>>>

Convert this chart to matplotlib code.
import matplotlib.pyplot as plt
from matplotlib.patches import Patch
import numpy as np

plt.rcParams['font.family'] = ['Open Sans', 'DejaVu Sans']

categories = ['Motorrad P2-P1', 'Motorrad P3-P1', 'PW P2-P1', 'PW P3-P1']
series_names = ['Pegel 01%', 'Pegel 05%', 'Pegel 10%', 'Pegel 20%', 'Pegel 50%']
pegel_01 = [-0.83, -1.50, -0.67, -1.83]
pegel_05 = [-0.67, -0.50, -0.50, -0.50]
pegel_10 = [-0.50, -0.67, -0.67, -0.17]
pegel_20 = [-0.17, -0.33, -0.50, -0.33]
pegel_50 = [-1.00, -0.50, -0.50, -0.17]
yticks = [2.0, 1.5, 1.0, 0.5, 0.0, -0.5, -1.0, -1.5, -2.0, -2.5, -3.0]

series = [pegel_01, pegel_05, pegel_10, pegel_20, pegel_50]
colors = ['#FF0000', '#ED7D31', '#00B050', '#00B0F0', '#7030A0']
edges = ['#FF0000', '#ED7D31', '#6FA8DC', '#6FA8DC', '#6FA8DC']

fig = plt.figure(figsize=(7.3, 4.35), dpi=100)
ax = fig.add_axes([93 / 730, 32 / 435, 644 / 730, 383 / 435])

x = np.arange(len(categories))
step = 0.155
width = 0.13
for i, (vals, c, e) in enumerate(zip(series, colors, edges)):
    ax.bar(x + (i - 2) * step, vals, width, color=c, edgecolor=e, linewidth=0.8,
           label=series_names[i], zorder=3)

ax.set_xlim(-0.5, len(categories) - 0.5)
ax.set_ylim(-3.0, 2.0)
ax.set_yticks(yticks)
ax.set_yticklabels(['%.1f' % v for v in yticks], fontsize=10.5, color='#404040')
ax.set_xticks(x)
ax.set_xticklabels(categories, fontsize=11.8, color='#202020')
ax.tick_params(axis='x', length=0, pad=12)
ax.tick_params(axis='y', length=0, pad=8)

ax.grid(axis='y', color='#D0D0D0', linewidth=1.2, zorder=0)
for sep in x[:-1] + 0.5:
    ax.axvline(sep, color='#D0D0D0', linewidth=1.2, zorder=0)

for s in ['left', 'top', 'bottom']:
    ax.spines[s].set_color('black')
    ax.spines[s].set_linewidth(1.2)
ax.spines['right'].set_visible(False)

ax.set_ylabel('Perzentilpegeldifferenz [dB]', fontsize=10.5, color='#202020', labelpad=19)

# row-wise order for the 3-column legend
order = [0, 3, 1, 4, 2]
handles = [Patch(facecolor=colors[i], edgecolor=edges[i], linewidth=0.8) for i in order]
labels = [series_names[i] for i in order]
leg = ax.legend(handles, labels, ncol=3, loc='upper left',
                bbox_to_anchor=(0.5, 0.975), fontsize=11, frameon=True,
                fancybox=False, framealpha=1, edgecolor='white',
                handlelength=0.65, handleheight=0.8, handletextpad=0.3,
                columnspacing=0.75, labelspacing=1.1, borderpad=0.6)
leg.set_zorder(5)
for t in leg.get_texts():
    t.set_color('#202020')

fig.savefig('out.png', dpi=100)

<<<

### Set exercise
Include the first line, the line containing "plt.rcParams['font.family'] = ['Open", and every line between them, copied exactly from the material above; output no other line.

### Exercise result
Convert this chart to matplotlib code.
import matplotlib.pyplot as plt
from matplotlib.patches import Patch
import numpy as np

plt.rcParams['font.family'] = ['Open Sans', 'DejaVu Sans']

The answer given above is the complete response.